How It Works in Practice
The practical sequence is straightforward: identify every identity control plane dependency before treating quantum as a separate project. That means mapping where keys and certificates live, who renews them, which systems trust them, and what business services depend on them. Identity teams should include human-operated and machine-operated trust boundaries, because the highest risk often sits in service-to-service authentication, federated SSO, and workload identity issuance rather than in visible user login flows.
A useful starting point is to classify identity assets by renewal model and blast radius:
- Long-lived certificates and secrets that require manual renewal
- Federation trust chains across partners, clouds, and internal domains
- Identity assertions used by workloads, agents, and automation pipelines
- Systems with embedded cryptographic assumptions in code, config, or CI/CD
From there, teams can test which components are likely to break if a signature algorithm, key length, or trust anchor changes. This is where inventory supports prioritisation: a manual renewal path for a low-impact lab system is not the same as an undocumented root of trust for production API access. NHI Mgmt Group’s Top 10 NHI Issues guidance is useful here because it reinforces that visibility, rotation, and governance failures usually precede deeper control failures. Current guidance suggests pairing that inventory with the policy and lifecycle expectations in NIST Cybersecurity Framework 2.0 so that cryptographic migration work is tied to known assets and owners, not assumptions.

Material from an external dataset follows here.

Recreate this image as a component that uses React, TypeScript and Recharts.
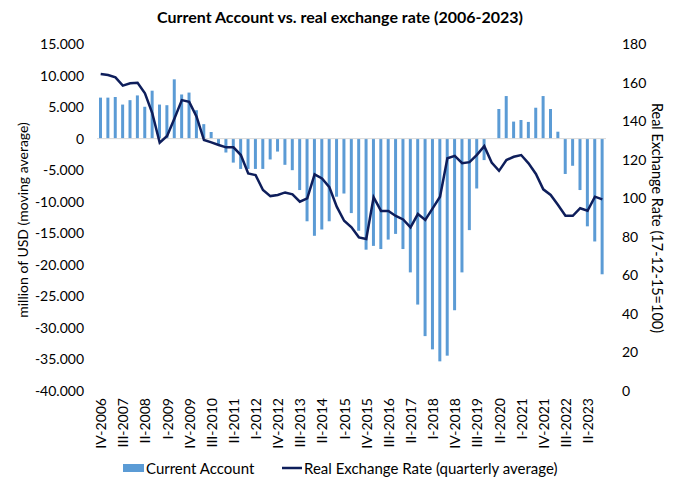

These controls tend to break down when identity dependencies are embedded in legacy applications or partner-managed federation because the trust chain is no longer fully observable from inside the enterprise.
Common Variations and Edge Cases
Tighter cryptographic planning often increases operational overhead, requiring organisations to balance migration readiness against the cost of discovering and remediating hidden dependencies. That tradeoff matters because not every identity system can move at the same pace, and there is no universal standard for quantum-safe migration sequencing yet. Best practice is evolving, but the consistent pattern is to stabilise the identity estate before introducing new algorithm requirements.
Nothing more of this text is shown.